要は企業の場で輝けないので、自分が輝いてたところに戻っちゃう。故郷に戻っちゃうということが起こるんです。

あと「セルフハンディキャップ」というのは、僕は大阪の河内っていう、昔の方だったらわかるかもしれませんけど『ビー・バップ・ハイスクール』のようなヤンキーの人たちがいっぱいいた所で育ったんですけども(笑)。そういう人は、例えば持久走とかであまり一生懸命走らなかったりするわけですね。

なんでかというと、一生懸命走って負けたら“顔が潰れる”んです。いつもいじめてるあいつに負けたりすると、次からは偉そうな顔ができない。なので「こんなかったるいことやってられないよ」と。本気を出せば俺はすごいんだけれども、こんなのやれないよってことで、セルフハンディキャップ、つまりわざと力を抜くんです。「この仕事には意義が見出せない」みたいなことを言って、力を抜いちゃう。

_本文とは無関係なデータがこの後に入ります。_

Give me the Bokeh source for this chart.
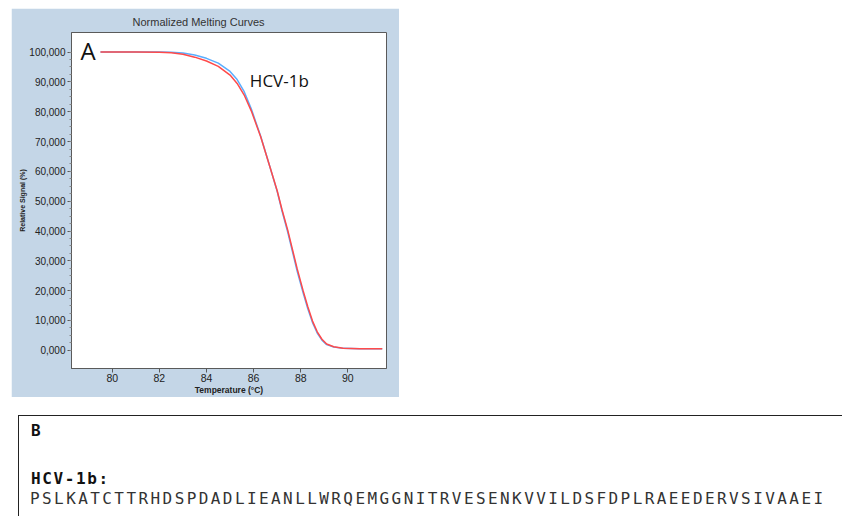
from bokeh.plotting import figure
from bokeh.models import Range1d, Label, Div, Spacer, FixedTicker
from bokeh.layouts import column, row
from bokeh.embed import file_html
from bokeh.resources import INLINE

# ---- data ----
temps = [79.5, 81.0, 82.0, 82.5, 83.0, 83.5, 84.0, 84.5, 85.0, 85.3, 85.6, 85.9,
         86.3, 86.7, 87.0, 87.2, 87.45, 87.85, 88.1, 88.3, 88.5, 88.7, 88.9,
         89.1, 89.4, 89.8, 90.5, 91.46]
red_signal = [100000, 100000, 99950, 99750, 99300, 98300, 97000, 95200, 92300,
              89500, 85600, 80300, 71600, 61300, 53500, 47300, 40200, 27300,
              20000, 14600, 9800, 6200, 3700, 2100, 1200, 700, 550, 500]
blue_signal = [100000, 100000, 100000, 99950, 99700, 99000, 97900, 96300, 93500,
               90800, 86700, 81000, 71800, 61300, 53300, 46900, 39600, 26500,
               19300, 13900, 9300, 5800, 3400, 1900, 1100, 650, 550, 500]

x_ticks = [80, 82, 84, 86, 88, 90]
y_ticks = [0, 10000, 20000, 30000, 40000, 50000, 60000, 70000, 80000, 90000, 100000]
y_tick_labels = ["0,000", "10,000", "20,000", "30,000", "40,000", "50,000",
                 "60,000", "70,000", "80,000", "90,000", "100,000"]

title_text = "Normalized Melting Curves"
panel_label = "A"
curve_label = "HCV-1b"
box_label = "B"
seq_name = "HCV-1b:"
sequence = "PSLKATCTTRHDSPDADLIEANLLWRQEMGGNITRVESENKVVILDSFDPLRAEEDERVSIVAAEI"

PANEL = "#c4d6e7"
AXC = "#5a5a5a"

p = figure(width=388, height=389, output_backend="svg", toolbar_location=None,
           x_range=Range1d(78.27, 91.64), y_range=Range1d(-6100, 106567),
           min_border_left=60, min_border_right=13, min_border_top=24,
           min_border_bottom=27)
p.border_fill_color = PANEL
p.background_fill_color = "white"
p.outline_line_color = AXC
p.outline_line_width = 1
p.grid.visible = False

p.title.text = title_text
p.title.align = "left"
p.title.offset = 61
p.title.standoff = 10
p.title.text_font = "Liberation Sans"
p.title.text_font_size = "11px"
p.title.text_font_style = "normal"
p.title.text_color = "#333333"

p.xaxis.ticker = FixedTicker(ticks=x_ticks)
p.yaxis.ticker = FixedTicker(ticks=y_ticks, minor_ticks=list(range(0, 100001, 2500)))
p.yaxis.major_label_overrides = {t: s for t, s in zip(y_ticks, y_tick_labels)}

for ax in (p.xaxis[0], p.yaxis[0]):
    ax.axis_line_color = AXC
    ax.major_tick_line_color = AXC
    ax.minor_tick_line_color = "#8a8a8a"
    ax.major_tick_in = 0
    ax.major_tick_out = 4
    ax.minor_tick_in = 0
    ax.minor_tick_out = 2
    ax.major_label_text_font = "Liberation Sans"
    ax.major_label_text_color = "#222222"
    ax.axis_label_text_font = "Liberation Sans"
    ax.axis_label_text_font_style = "bold"
    ax.axis_label_text_color = "#222222"

p.xaxis.minor_tick_line_color = None
p.xaxis.major_label_text_font_size = "10.5px"
p.yaxis.major_label_text_font_size = "10px"
p.xaxis.axis_label = "Temperature (°C)"
p.yaxis.axis_label = "Relative Signal (%)"
p.xaxis.axis_label_text_font_size = "8.5px"
p.yaxis.axis_label_text_font_size = "7px"
p.xaxis.major_label_standoff = 1
p.xaxis.axis_label_standoff = 0
p.yaxis.major_label_standoff = 2
p.yaxis.axis_label_standoff = 0

p.line(temps, blue_signal, line_color="#5aaeff", line_width=1.5)
p.line(temps, red_signal, line_color="#ff4a4a", line_width=1.5)

p.add_layout(Label(x=78.65, y=100600, text=panel_label, text_font="Open Sans",
                   text_font_size="24px", text_color="#111111",
                   text_baseline="alphabetic"))
p.add_layout(Label(x=85.84, y=90450, text=curve_label, text_font="Open Sans",
                   text_font_size="17px", text_color="#111111",
                   text_baseline="alphabetic"))

mono = ("font-family:'DejaVu Sans Mono',monospace;font-size:16px;"
        "line-height:16px;white-space:pre;")
html = (
    '<div style="position:relative;width:842px;height:119px;overflow:hidden;">'
    '<div style="position:absolute;left:13px;top:13px;width:840px;height:110px;'
    'border-left:1px solid #222;border-top:1px solid #222;"></div>'
    f'<div style="position:absolute;left:26px;top:21px;{mono}font-weight:bold;color:#111;">{box_label}</div>'
    f'<div style="position:absolute;left:26px;top:69px;{mono}font-weight:bold;letter-spacing:1.6px;color:#111;">{seq_name}</div>'
    f'<div style="position:absolute;left:25px;top:89px;{mono}letter-spacing:2.42px;color:#333;">{sequence}</div>'
    '</div>'
)
box = Div(text=html, width=842, height=119)

layout = column(Spacer(width=10, height=8),
                row(Spacer(width=11, height=389), p),
                box, spacing=0)

open("out.html", "w").write(file_html(layout, INLINE))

このような、実は挫折経験のある人に起こりがちな問題点が、最近だと見えてきているわけですね。

すくすく育ってきた人の方が強い世の中になっている?

そして、逆にこれを否定される人も多いわけなんです。「あいつはすくすく育ってきたから、たぶん根性が足りん。つらいことがあったらダメだろう」みたいに思われるんですが、そういうスッと素朴に考えてしまう人のほうが意外に強い世の中になってるんじゃないかな、とも思うわけですね。

彼らは別に「勝ってやろう」とか「誰かに負けたくない」とか「評価されたい」っていうのがモチベーションではありません。何かというと「おもしろいからやる」とか「知的好奇心」とか、あるいは社会的意義、「役に立つ」。「これは社会にとって良い意義じゃないか」ということだからやるという方が多いわけです。

誰にどう思われるかは二の次でやっている人も多い。そうすると先ほどの、挫折経験のある人が耐えられなかった「ゴールの見えない試行錯誤」は、実はこういう人たちのほうが楽しめたりするわけですね。1勝99敗の99敗を、潰れないままいくことができるんじゃないかと思ったりするわけです。

これは極めて一般的な話なので、みなさんの会社で通用するかはわかりません。でも今の時代は、今まで優秀だと言われてきた人たちを「本当にそうなのか」と一旦疑ってかかって、今みなさんが置かれている環境において「本当はどんな人が重要なのか」を改めて考えていかなきゃいけない時代なのではないか。ということで、こんな例を挙げさせていただきました。